— Start of ENTRIES SUPPLIED —
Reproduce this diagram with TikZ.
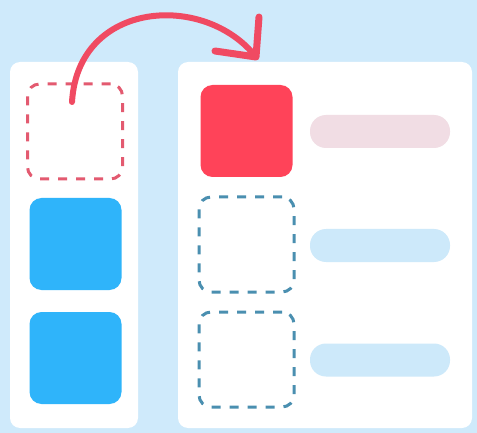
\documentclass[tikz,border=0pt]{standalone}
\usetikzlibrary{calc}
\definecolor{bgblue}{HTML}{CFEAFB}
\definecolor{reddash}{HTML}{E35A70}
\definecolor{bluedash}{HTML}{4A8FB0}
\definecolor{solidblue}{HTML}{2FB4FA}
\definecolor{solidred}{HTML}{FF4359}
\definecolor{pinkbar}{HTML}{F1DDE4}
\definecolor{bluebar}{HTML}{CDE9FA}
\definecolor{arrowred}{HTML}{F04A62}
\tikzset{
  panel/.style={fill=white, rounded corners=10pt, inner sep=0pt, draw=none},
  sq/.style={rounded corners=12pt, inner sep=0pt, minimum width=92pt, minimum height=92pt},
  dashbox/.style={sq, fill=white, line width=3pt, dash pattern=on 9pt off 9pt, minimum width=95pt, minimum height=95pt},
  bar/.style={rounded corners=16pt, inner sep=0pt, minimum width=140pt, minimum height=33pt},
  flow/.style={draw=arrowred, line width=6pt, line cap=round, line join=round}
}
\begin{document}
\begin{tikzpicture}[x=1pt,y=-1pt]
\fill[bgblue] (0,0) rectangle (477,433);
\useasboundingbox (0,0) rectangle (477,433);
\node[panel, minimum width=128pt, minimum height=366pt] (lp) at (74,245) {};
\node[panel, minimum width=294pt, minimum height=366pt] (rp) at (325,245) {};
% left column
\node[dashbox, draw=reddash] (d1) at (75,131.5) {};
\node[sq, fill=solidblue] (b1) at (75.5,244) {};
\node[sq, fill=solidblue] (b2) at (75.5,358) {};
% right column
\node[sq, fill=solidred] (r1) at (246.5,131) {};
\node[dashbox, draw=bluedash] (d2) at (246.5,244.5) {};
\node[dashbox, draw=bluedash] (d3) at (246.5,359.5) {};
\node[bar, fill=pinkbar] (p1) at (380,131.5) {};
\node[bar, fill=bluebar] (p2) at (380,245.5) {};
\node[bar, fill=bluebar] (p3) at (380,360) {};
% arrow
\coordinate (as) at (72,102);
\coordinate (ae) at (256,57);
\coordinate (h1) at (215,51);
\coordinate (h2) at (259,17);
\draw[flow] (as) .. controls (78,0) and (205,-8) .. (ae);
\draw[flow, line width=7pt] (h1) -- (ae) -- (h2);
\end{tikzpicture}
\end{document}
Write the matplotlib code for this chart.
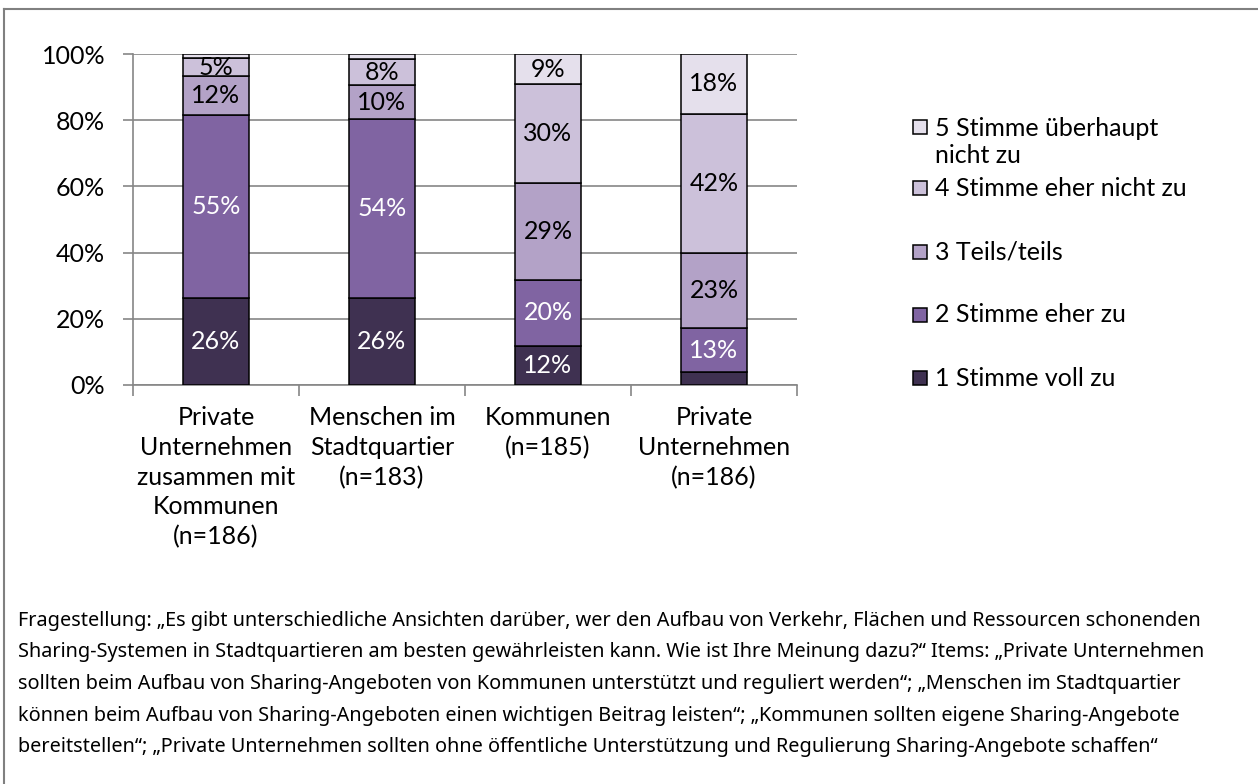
— End of ENTRIES SUPPLIED —
• INSTRUCTIONS FOR THE TASK:
Extract all lines from the material above that include the word "this".

• ANSWER FOR THE TASK:
Reproduce this diagram with TikZ.
Write the matplotlib code for this chart.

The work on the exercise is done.